The underrated power of boredom among the reasons for Trump’s victory
Madhavankutty Pillai Madhavankutty Pillai | 10 Nov, 2016
THE DAY BEFORE the US election, as your columnist, who stood among the rank and file of the wise men certain about human reason, meditated on the victory of Hillary Clinton, it occurred to him that this election could be about the arrival of the women’s vote, given how much it was believed to have swung away from Donald Trump. As is evident now, women did vote a little more for Hillary but it was of no consequence.
There are reasons why events that would destroy a regular politician did not make the slightest dent on Trump, but who can now say with any certainty what they are. Theories on why Trump won are being floated by the same pundits who were clueless about what was changing under their feet all this while. Nicholas Nassim Taleb, author of The Black Swan and to his credit someone who was disdainful of all the polls that showed Hillary Clinton winning, has long believed that a category of people he calls ‘Intellectual Yet Idiot’ have no conception of the real world and yet have the hubris to decide its course. That what is happening everywhere is a rebellion against the phony intelligentsia who flounder in bewilderment at events like the Trump victory.

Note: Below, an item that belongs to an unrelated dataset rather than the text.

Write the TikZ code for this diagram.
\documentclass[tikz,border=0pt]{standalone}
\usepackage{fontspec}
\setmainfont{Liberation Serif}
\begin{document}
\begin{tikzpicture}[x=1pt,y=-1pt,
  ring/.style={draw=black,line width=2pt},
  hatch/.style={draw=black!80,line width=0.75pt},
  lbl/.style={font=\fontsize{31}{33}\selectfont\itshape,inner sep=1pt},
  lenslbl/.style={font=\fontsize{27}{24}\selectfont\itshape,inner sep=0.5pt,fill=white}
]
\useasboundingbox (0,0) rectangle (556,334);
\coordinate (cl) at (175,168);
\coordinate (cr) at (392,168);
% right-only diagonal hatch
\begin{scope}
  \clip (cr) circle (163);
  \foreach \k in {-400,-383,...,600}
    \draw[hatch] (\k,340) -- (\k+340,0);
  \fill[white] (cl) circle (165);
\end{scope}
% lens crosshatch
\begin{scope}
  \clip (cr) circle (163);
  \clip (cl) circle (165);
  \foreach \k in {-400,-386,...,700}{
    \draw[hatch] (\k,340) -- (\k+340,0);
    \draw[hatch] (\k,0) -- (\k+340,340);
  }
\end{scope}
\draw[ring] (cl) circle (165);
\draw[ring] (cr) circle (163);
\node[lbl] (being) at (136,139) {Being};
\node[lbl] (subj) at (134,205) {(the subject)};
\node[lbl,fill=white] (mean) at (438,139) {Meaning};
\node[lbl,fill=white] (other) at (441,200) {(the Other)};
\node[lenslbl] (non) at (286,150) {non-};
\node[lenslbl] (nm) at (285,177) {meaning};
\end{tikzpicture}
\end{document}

But even that is a theory like any other. Some liberals in the United States expected that the election would be a referendum on racial hierarchy with White Americans wanting to turn back the tide of them losing their place at the top. Others lean on the economic argument, the security of the majority, which is made up of the White working- and retiree middle- class. Or the trust deficit that Clinton had, the lack of enthusiasm among Blacks and Hispanics even though the majority of the minority were behind her. Deconstructing the collective wisdom of a people is difficult but there is one factor which is inevitably present in every election, and that is boredom.

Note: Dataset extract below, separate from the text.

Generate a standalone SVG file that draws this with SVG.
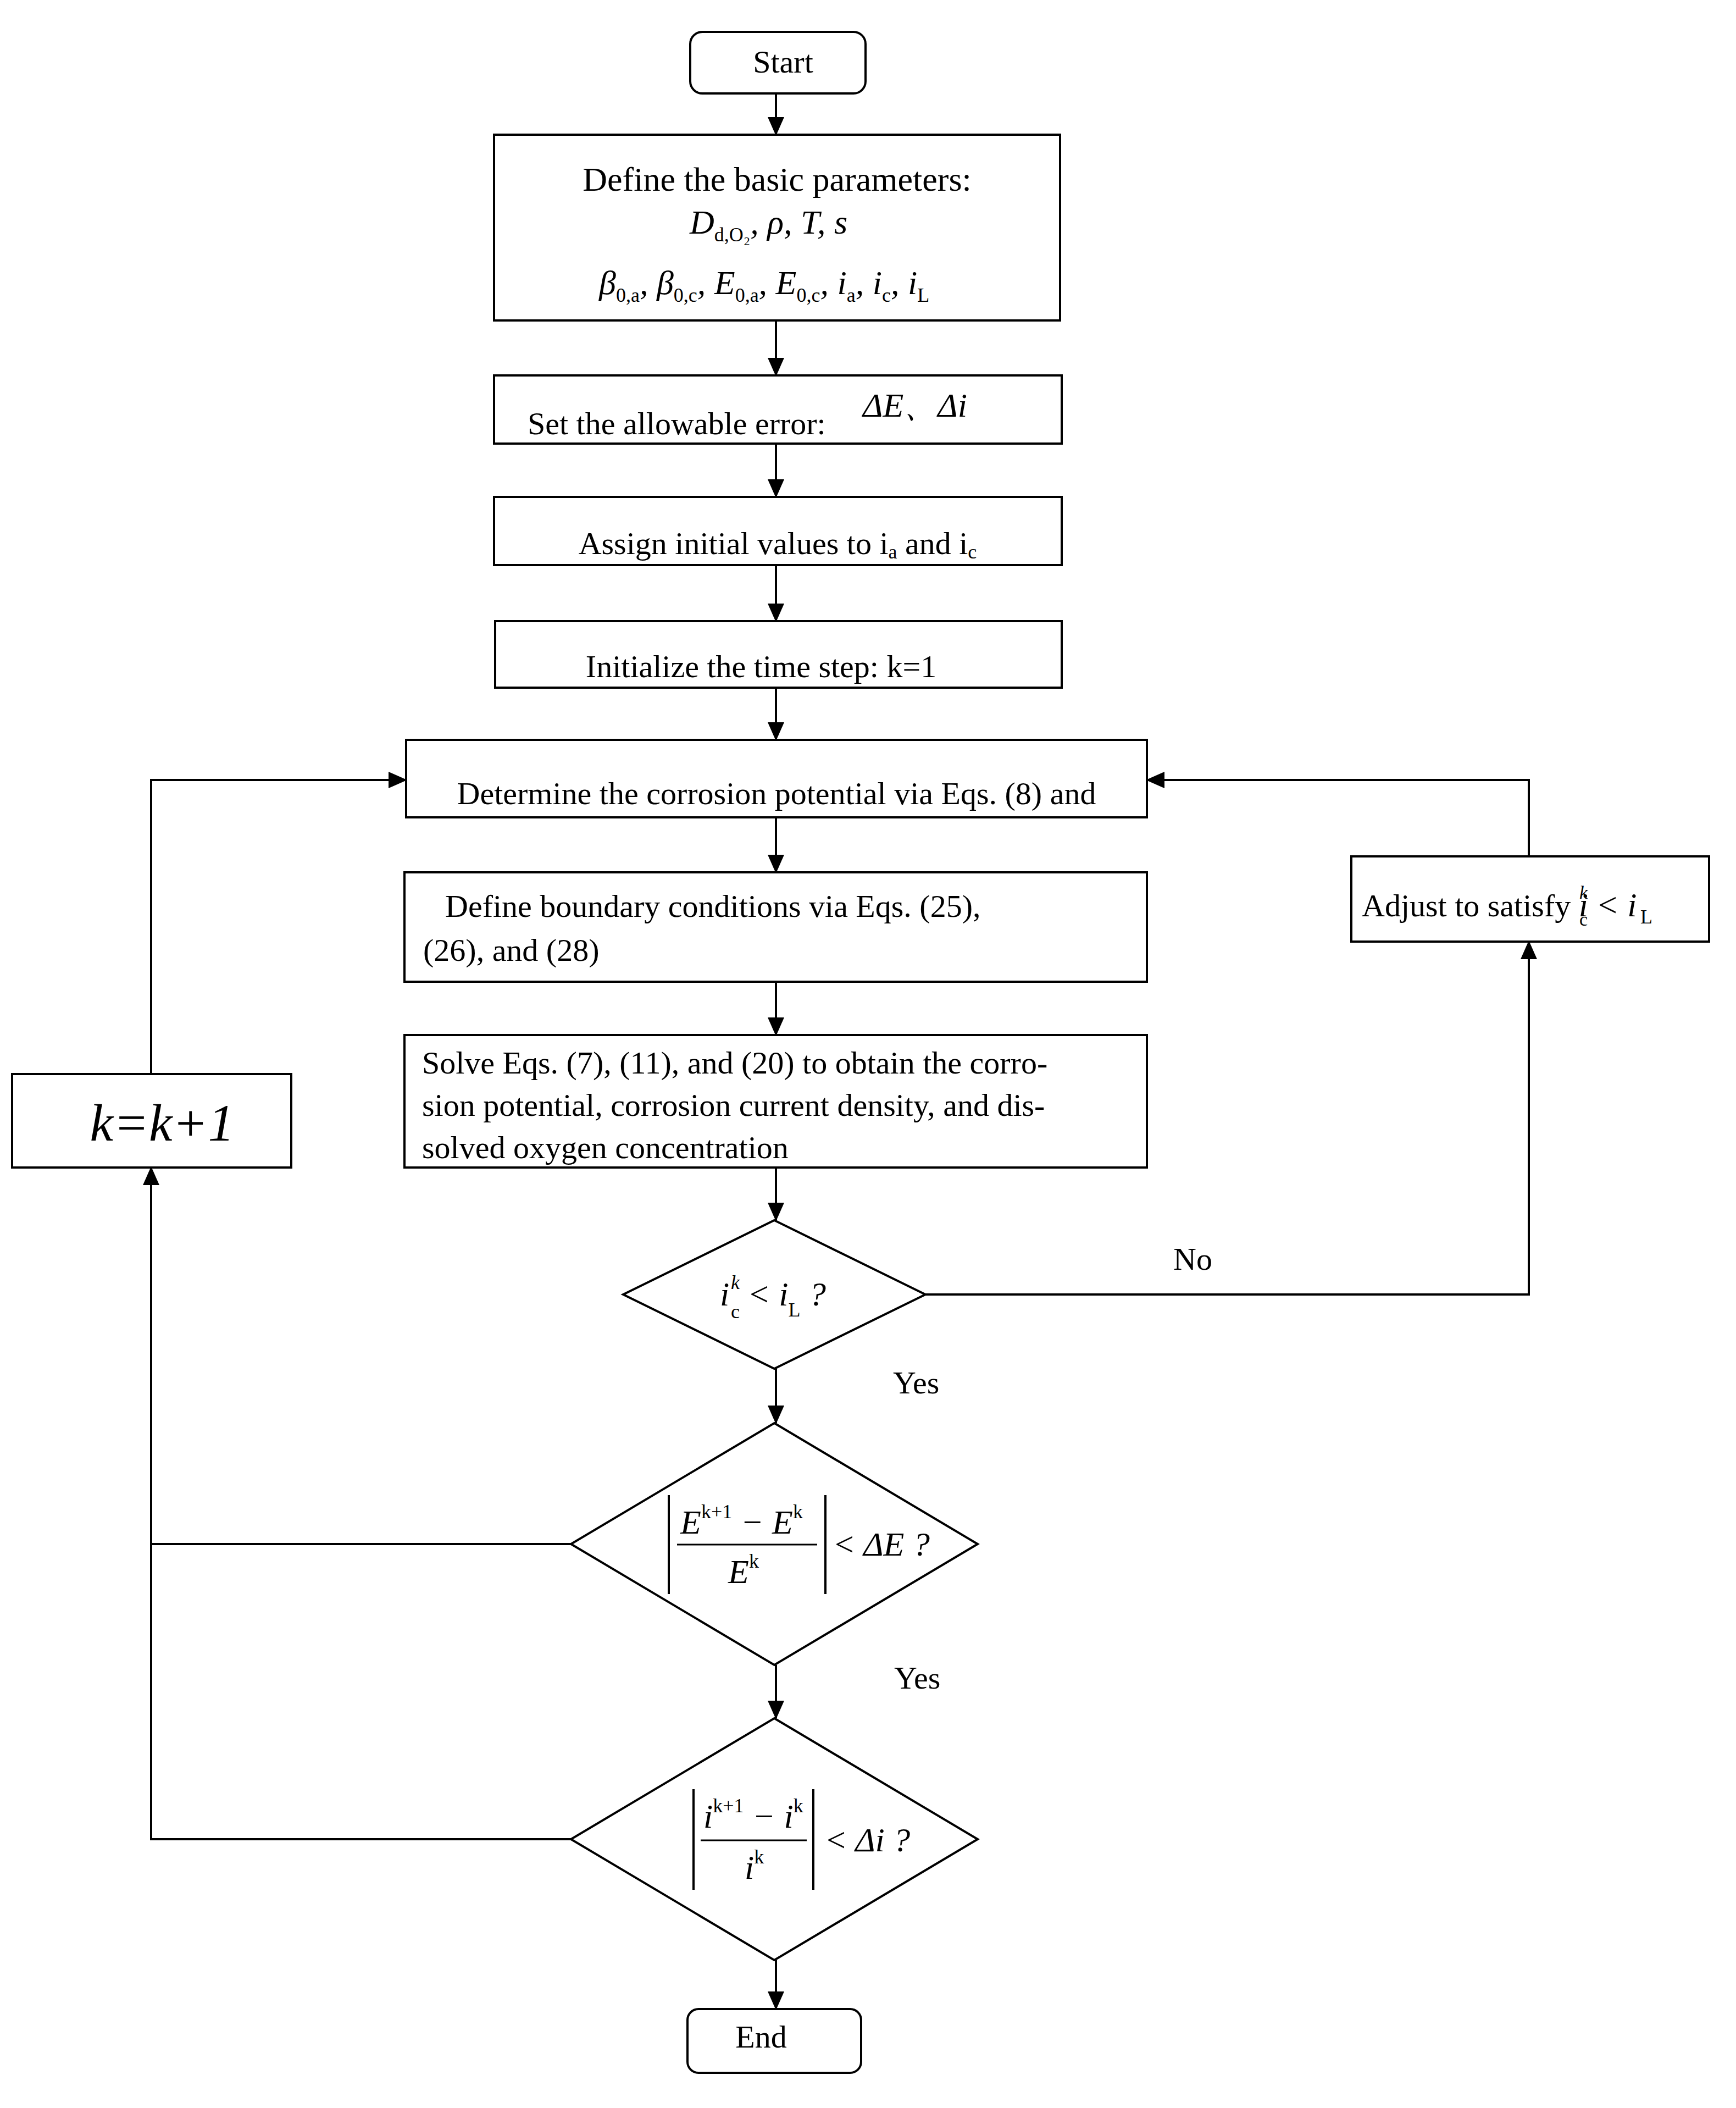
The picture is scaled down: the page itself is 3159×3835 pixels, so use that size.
<svg xmlns="http://www.w3.org/2000/svg" width="3159" height="3835" viewBox="0 0 3159 3835">
<defs>
<marker id="ah" markerWidth="34" markerHeight="30" refX="32" refY="15" orient="auto" markerUnits="userSpaceOnUse" viewBox="0 0 34 30"><path d="M0,0 L34,15 L0,30 z" fill="#000"/></marker>
<style>
.n{fill:#fff;stroke:#000;stroke-width:4}
.t{font-family:"Liberation Serif",serif;font-size:58px;fill:#000}
.m{font-family:"Liberation Serif",serif;font-style:italic;font-size:62px;fill:#000}
.s{font-size:36px;font-style:normal}
.c{text-anchor:middle}
.e line,.e path{stroke:#000;stroke-width:4;fill:none}
</style>
</defs>
<rect width="3159" height="3835" fill="#fff"/>
<g class="e">
<path d="M1412,170 V245" marker-end="url(#ah)"/>
<path d="M1412,583 V683" marker-end="url(#ah)"/>
<path d="M1412,807 V904" marker-end="url(#ah)"/>
<path d="M1412,1028 V1130" marker-end="url(#ah)"/>
<path d="M1412,1251 V1346" marker-end="url(#ah)"/>
<path d="M1412,1487 V1587" marker-end="url(#ah)"/>
<path d="M1412,1786 V1883" marker-end="url(#ah)"/>
<path d="M1412,2124 V2220" marker-end="url(#ah)"/>
<path d="M1412,2490 V2589" marker-end="url(#ah)"/>
<path d="M1412,3029 V3126" marker-end="url(#ah)"/>
<path d="M1412,3566 V3655" marker-end="url(#ah)"/>
<path d="M1684,2355 H2782 V1713" marker-end="url(#ah)"/>
<path d="M2782,1558 V1419 H2087" marker-end="url(#ah)"/>
<path d="M1039,2809 H275"/>
<path d="M1039,3346 H275 V2124" marker-end="url(#ah)"/>
<path d="M275,1954 V1419 H739" marker-end="url(#ah)"/>
</g>
<g id="start"><rect class="n" x="1256" y="58" width="319" height="112" rx="22"/><text class="t c" x="1425" y="132">Start</text></g>
<g id="params"><rect class="n" x="899" y="245" width="1030" height="338"/>
<text class="t c" x="1414" y="347" style="font-size:62px">Define the basic parameters:</text>
<text class="m" x="1255" y="425">D<tspan class="s" dy="14">d,O₂</tspan><tspan dy="-14">, ρ, T, s</tspan></text>
<text class="m" x="1090" y="535">β<tspan class="s" dy="14">0,a</tspan><tspan dy="-14">, β</tspan><tspan class="s" dy="14">0,c</tspan><tspan dy="-14">, E</tspan><tspan class="s" dy="14">0,a</tspan><tspan dy="-14">, E</tspan><tspan class="s" dy="14">0,c</tspan><tspan dy="-14">, i</tspan><tspan class="s" dy="14">a</tspan><tspan dy="-14">, i</tspan><tspan class="s" dy="14">c</tspan><tspan dy="-14">, i</tspan><tspan class="s" dy="14">L</tspan></text>
</g>
<g id="err"><rect class="n" x="899" y="683" width="1033" height="124"/>
<text class="t" x="960" y="790">Set the allowable error:</text>
<text class="m" x="1570" y="758">ΔE、Δi</text></g>
<g id="init"><rect class="n" x="899" y="904" width="1033" height="124"/>
<text class="t c" x="1415" y="1008">Assign initial values to i<tspan class="s" dy="8">a</tspan><tspan dy="-8"> and i</tspan><tspan class="s" dy="8">c</tspan></text></g>
<g id="step"><rect class="n" x="901" y="1130" width="1031" height="121"/>
<text class="t c" x="1385" y="1232">Initialize the time step: k=1</text></g>
<g id="pot"><rect class="n" x="739" y="1346" width="1348" height="141"/>
<text class="t c" x="1413" y="1463">Determine the corrosion potential via Eqs. (8) and</text></g>
<g id="bc"><rect class="n" x="736" y="1587" width="1351" height="199"/>
<text class="t" x="810" y="1668">Define  boundary  conditions  via  Eqs.  (25),</text>
<text class="t" x="770" y="1748">(26), and (28)</text></g>
<g id="solve"><rect class="n" x="736" y="1883" width="1351" height="241"/>
<text class="t" x="768" y="1953">Solve Eqs. (7), (11), and (20) to obtain the corro-</text>
<text class="t" x="768" y="2030">sion potential, corrosion current density, and dis-</text>
<text class="t" x="768" y="2107">solved oxygen concentration</text></g>
<g id="kk"><rect class="n" x="22" y="1954" width="508" height="170"/>
<text class="m c" x="295" y="2075" style="font-size:96px">k=k+1</text></g>
<g id="adjust"><rect class="n" x="2459" y="1558" width="651" height="155"/>
<text class="t" x="2478" y="1667">Adjust to satisfy <tspan class="m">i</tspan></text>
<text class="m" x="2874" y="1635" style="font-size:34px">k</text>
<text class="t" x="2874" y="1684" style="font-size:34px">c</text>
<text class="m" x="2904" y="1667">&lt; i</text>
<text class="t" x="2985" y="1680" style="font-size:36px">L</text></g>
<g id="d1"><polygon class="n" points="1409,2220 1684,2355 1409,2490 1134,2355"/>
<text class="m" x="1310" y="2375">i</text>
<text class="m" x="1330" y="2345" style="font-size:36px">k</text>
<text class="t" x="1330" y="2398" style="font-size:36px">c</text>
<text class="m" x="1360" y="2375">&lt; i<tspan class="s" dy="20">L</tspan><tspan dy="-20"> ?</tspan></text></g>
<g id="d2"><polygon class="n" points="1409,2589 1779,2809 1409,3029 1039,2809"/>
<line x1="1217" y1="2720" x2="1217" y2="2900" stroke="#000" stroke-width="4"/>
<line x1="1502" y1="2720" x2="1502" y2="2900" stroke="#000" stroke-width="4"/>
<line x1="1232" y1="2810" x2="1487" y2="2810" stroke="#000" stroke-width="3"/>
<text class="m" x="1238" y="2790">E<tspan class="s" font-style="italic" dy="-28">k+1</tspan><tspan dy="28"> − E</tspan><tspan class="s" font-style="italic" dy="-28">k</tspan></text>
<text class="m" x="1325" y="2880">E<tspan class="s" font-style="italic" dy="-28">k</tspan></text>
<text class="m" x="1515" y="2830">&lt; ΔE ?</text></g>
<g id="d3"><polygon class="n" points="1409,3126 1779,3346 1409,3566 1039,3346"/>
<line x1="1262" y1="3255" x2="1262" y2="3438" stroke="#000" stroke-width="4"/>
<line x1="1480" y1="3255" x2="1480" y2="3438" stroke="#000" stroke-width="4"/>
<line x1="1275" y1="3348" x2="1468" y2="3348" stroke="#000" stroke-width="3"/>
<text class="m" x="1280" y="3325">i<tspan class="s" font-style="italic" dy="-28">k+1</tspan><tspan dy="28"> − i</tspan><tspan class="s" font-style="italic" dy="-28">k</tspan></text>
<text class="m" x="1355" y="3418">i<tspan class="s" font-style="italic" dy="-28">k</tspan></text>
<text class="m" x="1500" y="3368">&lt; Δi ?</text></g>
<g id="end"><rect class="n" x="1251" y="3655" width="316" height="116" rx="20"/><text class="t c" x="1385" y="3725">End</text></g>
<text class="t" x="2135" y="2310">No</text>
<text class="t" x="1625" y="2535">Yes</text>
<text class="t" x="1627" y="3072">Yes</text>
</svg>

Pollsters can give it the fancy name of anti-incumbency, but boredom is all that it means. Some societies get bored fast. Like Kerala, where they change governments like clockwork with every election. Or Tamil Nadu, where Jayalalithaa managed to bribe the voter out of this trend. You can see it when Uttar Pradesh removes a Mayawati, who was firm on law and order, to bring in a party that had a history of goonda raj.
In the US in recent times, eight years is what they gave every president before changing parties. In the last 35 years, there was one exception to this. Against an entertainer like Trump, the predictable Hillary promised four more years of exactly what Americans had been living under. A citizenry also wants excitement from its politics. Boredom isn’t the only reason, but it provides the fodder that showmen like Trump feed off.